- WHAT IS NEEDED
Copy all the data exactly, except the pictures.

★ ★ ★ ★

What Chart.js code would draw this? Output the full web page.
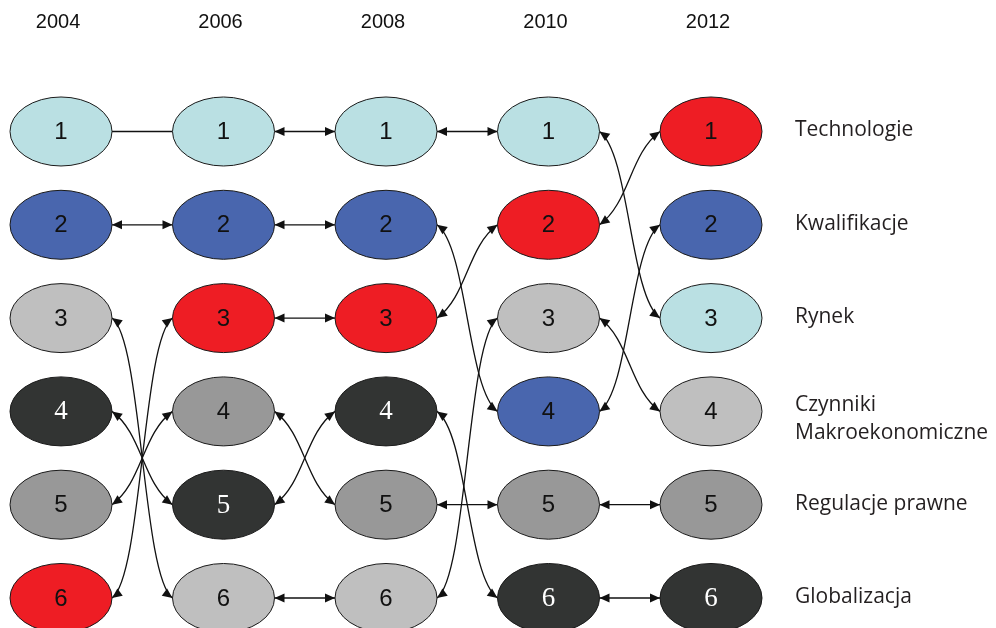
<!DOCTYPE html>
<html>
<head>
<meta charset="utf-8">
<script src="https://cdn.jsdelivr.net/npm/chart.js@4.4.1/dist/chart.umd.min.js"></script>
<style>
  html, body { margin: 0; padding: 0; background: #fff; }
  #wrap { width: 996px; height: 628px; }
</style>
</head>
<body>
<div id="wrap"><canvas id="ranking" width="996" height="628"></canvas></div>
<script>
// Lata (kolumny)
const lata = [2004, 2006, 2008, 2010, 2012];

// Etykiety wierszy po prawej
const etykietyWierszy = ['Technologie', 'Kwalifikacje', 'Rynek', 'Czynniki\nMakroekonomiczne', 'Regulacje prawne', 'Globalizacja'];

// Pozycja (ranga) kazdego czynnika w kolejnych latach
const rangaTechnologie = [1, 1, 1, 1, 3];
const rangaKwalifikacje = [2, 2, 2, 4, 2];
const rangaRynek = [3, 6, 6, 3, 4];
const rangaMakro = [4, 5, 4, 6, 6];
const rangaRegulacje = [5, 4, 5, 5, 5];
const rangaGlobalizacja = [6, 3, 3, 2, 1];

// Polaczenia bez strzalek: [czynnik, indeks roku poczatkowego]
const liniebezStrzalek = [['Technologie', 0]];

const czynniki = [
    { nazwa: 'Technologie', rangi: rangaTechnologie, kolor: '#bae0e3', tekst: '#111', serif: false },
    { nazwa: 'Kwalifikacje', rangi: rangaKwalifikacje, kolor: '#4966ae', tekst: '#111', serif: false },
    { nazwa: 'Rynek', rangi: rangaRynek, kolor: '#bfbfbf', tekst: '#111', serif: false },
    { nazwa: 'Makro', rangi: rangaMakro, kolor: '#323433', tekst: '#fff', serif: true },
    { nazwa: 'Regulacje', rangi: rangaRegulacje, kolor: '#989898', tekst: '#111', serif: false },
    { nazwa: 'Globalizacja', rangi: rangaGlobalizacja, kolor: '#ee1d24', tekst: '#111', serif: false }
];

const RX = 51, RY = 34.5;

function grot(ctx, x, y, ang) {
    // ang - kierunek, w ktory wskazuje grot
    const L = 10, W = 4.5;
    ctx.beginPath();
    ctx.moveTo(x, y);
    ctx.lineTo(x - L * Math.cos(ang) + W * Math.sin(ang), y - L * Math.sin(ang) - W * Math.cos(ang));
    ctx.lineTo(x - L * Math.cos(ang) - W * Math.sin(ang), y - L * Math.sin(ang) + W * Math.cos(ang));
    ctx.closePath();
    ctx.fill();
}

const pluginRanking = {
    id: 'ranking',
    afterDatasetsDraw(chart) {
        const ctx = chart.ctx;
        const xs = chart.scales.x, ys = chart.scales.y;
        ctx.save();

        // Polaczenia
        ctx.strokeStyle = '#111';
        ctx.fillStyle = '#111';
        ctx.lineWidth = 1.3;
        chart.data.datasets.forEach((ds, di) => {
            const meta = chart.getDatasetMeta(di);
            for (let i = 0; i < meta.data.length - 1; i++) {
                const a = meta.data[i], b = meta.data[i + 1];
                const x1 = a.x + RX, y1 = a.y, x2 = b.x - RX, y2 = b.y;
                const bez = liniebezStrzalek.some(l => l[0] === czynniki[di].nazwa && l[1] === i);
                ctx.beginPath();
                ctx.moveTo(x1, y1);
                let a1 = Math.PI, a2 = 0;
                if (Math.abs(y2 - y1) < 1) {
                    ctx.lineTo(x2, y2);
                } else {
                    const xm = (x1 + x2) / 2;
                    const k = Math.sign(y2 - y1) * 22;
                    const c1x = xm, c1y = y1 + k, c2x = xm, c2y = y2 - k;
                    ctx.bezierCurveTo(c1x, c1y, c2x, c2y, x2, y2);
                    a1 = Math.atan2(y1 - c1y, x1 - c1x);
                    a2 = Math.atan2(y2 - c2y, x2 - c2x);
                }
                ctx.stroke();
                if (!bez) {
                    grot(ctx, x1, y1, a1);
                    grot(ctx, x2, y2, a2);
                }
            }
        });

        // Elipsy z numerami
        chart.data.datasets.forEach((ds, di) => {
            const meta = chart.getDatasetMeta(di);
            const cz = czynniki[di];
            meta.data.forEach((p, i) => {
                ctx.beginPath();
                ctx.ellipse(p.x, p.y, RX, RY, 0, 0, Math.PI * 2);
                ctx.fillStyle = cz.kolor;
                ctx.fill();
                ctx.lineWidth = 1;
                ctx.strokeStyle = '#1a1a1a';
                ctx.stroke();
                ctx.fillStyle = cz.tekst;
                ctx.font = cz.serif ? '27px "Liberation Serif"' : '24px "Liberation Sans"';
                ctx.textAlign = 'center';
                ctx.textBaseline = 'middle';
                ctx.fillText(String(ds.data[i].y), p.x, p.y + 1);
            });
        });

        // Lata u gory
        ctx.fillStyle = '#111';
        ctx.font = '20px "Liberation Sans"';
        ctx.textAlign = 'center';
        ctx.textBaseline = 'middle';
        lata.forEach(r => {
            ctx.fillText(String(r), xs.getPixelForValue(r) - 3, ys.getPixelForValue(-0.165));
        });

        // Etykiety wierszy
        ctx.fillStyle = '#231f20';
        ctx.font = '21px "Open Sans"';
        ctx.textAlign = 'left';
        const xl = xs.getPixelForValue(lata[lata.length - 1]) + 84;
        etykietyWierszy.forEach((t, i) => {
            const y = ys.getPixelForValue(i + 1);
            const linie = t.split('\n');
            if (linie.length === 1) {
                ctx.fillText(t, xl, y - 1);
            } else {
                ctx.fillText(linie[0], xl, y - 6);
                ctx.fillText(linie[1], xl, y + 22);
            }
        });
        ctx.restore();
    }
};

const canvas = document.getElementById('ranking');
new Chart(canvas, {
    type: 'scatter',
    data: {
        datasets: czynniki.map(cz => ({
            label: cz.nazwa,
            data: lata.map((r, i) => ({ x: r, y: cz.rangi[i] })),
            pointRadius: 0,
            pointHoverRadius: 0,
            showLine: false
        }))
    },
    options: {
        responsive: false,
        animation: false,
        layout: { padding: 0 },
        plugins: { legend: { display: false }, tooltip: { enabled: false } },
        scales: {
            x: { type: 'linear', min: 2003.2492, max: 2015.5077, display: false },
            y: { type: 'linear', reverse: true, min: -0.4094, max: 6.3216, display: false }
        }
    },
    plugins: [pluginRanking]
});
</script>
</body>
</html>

★ ★ ★ ★

- RESULT OF THIS TASK
What Chart.js code would draw this? Output the full web page.
<!DOCTYPE html>
<html>
<head>
<meta charset="utf-8">
<script src="https://cdn.jsdelivr.net/npm/chart.js@4.4.1/dist/chart.umd.min.js"></script>
<style>
  html, body { margin: 0; padding: 0; background: #fff; }
  #wrap { width: 996px; height: 628px; }
</style>
</head>
<body>
<div id="wrap"><canvas id="ranking" width="996" height="628"></canvas></div>
<script>
// Lata (kolumny)
const lata = [2004, 2006, 2008, 2010, 2012];

// Etykiety wierszy po prawej
const etykietyWierszy = ['Technologie', 'Kwalifikacje', 'Rynek', 'Czynniki\nMakroekonomiczne', 'Regulacje prawne', 'Globalizacja'];

// Pozycja (ranga) kazdego czynnika w kolejnych latach
const rangaTechnologie = [1, 1, 1, 1, 3];
const rangaKwalifikacje = [2, 2, 2, 4, 2];
const rangaRynek = [3, 6, 6, 3, 4];
const rangaMakro = [4, 5, 4, 6, 6];
const rangaRegulacje = [5, 4, 5, 5, 5];
const rangaGlobalizacja = [6, 3, 3, 2, 1];

// Polaczenia bez strzalek: [czynnik, indeks roku poczatkowego]
const liniebezStrzalek = [['Technologie', 0]];

const czynniki = [
    { nazwa: 'Technologie', rangi: rangaTechnologie, kolor: '#bae0e3', tekst: '#111', serif: false },
    { nazwa: 'Kwalifikacje', rangi: rangaKwalifikacje, kolor: '#4966ae', tekst: '#111', serif: false },
    { nazwa: 'Rynek', rangi: rangaRynek, kolor: '#bfbfbf', tekst: '#111', serif: false },
    { nazwa: 'Makro', rangi: rangaMakro, kolor: '#323433', tekst: '#fff', serif: true },
    { nazwa: 'Regulacje', rangi: rangaRegulacje, kolor: '#989898', tekst: '#111', serif: false },
    { nazwa: 'Globalizacja', rangi: rangaGlobalizacja, kolor: '#ee1d24', tekst: '#111', serif: false }
];

const RX = 51, RY = 34.5;

function grot(ctx, x, y, ang) {
    // ang - kierunek, w ktory wskazuje grot
    const L = 10, W = 4.5;
    ctx.beginPath();
    ctx.moveTo(x, y);
    ctx.lineTo(x - L * Math.cos(ang) + W * Math.sin(ang), y - L * Math.sin(ang) - W * Math.cos(ang));
    ctx.lineTo(x - L * Math.cos(ang) - W * Math.sin(ang), y - L * Math.sin(ang) + W * Math.cos(ang));
    ctx.closePath();
    ctx.fill();
}

const pluginRanking = {
    id: 'ranking',
    afterDatasetsDraw(chart) {
        const ctx = chart.ctx;
        const xs = chart.scales.x, ys = chart.scales.y;
        ctx.save();

        // Polaczenia
        ctx.strokeStyle = '#111';
        ctx.fillStyle = '#111';
        ctx.lineWidth = 1.3;
        chart.data.datasets.forEach((ds, di) => {
            const meta = chart.getDatasetMeta(di);
            for (let i = 0; i < meta.data.length - 1; i++) {
                const a = meta.data[i], b = meta.data[i + 1];
                const x1 = a.x + RX, y1 = a.y, x2 = b.x - RX, y2 = b.y;
                const bez = liniebezStrzalek.some(l => l[0] === czynniki[di].nazwa && l[1] === i);
                ctx.beginPath();
                ctx.moveTo(x1, y1);
                let a1 = Math.PI, a2 = 0;
                if (Math.abs(y2 - y1) < 1) {
                    ctx.lineTo(x2, y2);
                } else {
                    const xm = (x1 + x2) / 2;
                    const k = Math.sign(y2 - y1) * 22;
                    const c1x = xm, c1y = y1 + k, c2x = xm, c2y = y2 - k;
                    ctx.bezierCurveTo(c1x, c1y, c2x, c2y, x2, y2);
                    a1 = Math.atan2(y1 - c1y, x1 - c1x);
                    a2 = Math.atan2(y2 - c2y, x2 - c2x);
                }
                ctx.stroke();
                if (!bez) {
                    grot(ctx, x1, y1, a1);
                    grot(ctx, x2, y2, a2);
                }
            }
        });

        // Elipsy z numerami
        chart.data.datasets.forEach((ds, di) => {
            const meta = chart.getDatasetMeta(di);
            const cz = czynniki[di];
            meta.data.forEach((p, i) => {
                ctx.beginPath();
                ctx.ellipse(p.x, p.y, RX, RY, 0, 0, Math.PI * 2);
                ctx.fillStyle = cz.kolor;
                ctx.fill();
                ctx.lineWidth = 1;
                ctx.strokeStyle = '#1a1a1a';
                ctx.stroke();
                ctx.fillStyle = cz.tekst;
                ctx.font = cz.serif ? '27px "Liberation Serif"' : '24px "Liberation Sans"';
                ctx.textAlign = 'center';
                ctx.textBaseline = 'middle';
                ctx.fillText(String(ds.data[i].y), p.x, p.y + 1);
            });
        });

        // Lata u gory
        ctx.fillStyle = '#111';
        ctx.font = '20px "Liberation Sans"';
        ctx.textAlign = 'center';
        ctx.textBaseline = 'middle';
        lata.forEach(r => {
            ctx.fillText(String(r), xs.getPixelForValue(r) - 3, ys.getPixelForValue(-0.165));
        });

        // Etykiety wierszy
        ctx.fillStyle = '#231f20';
        ctx.font = '21px "Open Sans"';
        ctx.textAlign = 'left';
        const xl = xs.getPixelForValue(lata[lata.length - 1]) + 84;
        etykietyWierszy.forEach((t, i) => {
            const y = ys.getPixelForValue(i + 1);
            const linie = t.split('\n');
            if (linie.length === 1) {
                ctx.fillText(t, xl, y - 1);
            } else {
                ctx.fillText(linie[0], xl, y - 6);
                ctx.fillText(linie[1], xl, y + 22);
            }
        });
        ctx.restore();
    }
};

const canvas = document.getElementById('ranking');
new Chart(canvas, {
    type: 'scatter',
    data: {
        datasets: czynniki.map(cz => ({
            label: cz.nazwa,
            data: lata.map((r, i) => ({ x: r, y: cz.rangi[i] })),
            pointRadius: 0,
            pointHoverRadius: 0,
            showLine: false
        }))
    },
    options: {
        responsive: false,
        animation: false,
        layout: { padding: 0 },
        plugins: { legend: { display: false }, tooltip: { enabled: false } },
        scales: {
            x: { type: 'linear', min: 2003.2492, max: 2015.5077, display: false },
            y: { type: 'linear', reverse: true, min: -0.4094, max: 6.3216, display: false }
        }
    },
    plugins: [pluginRanking]
});
</script>
</body>
</html>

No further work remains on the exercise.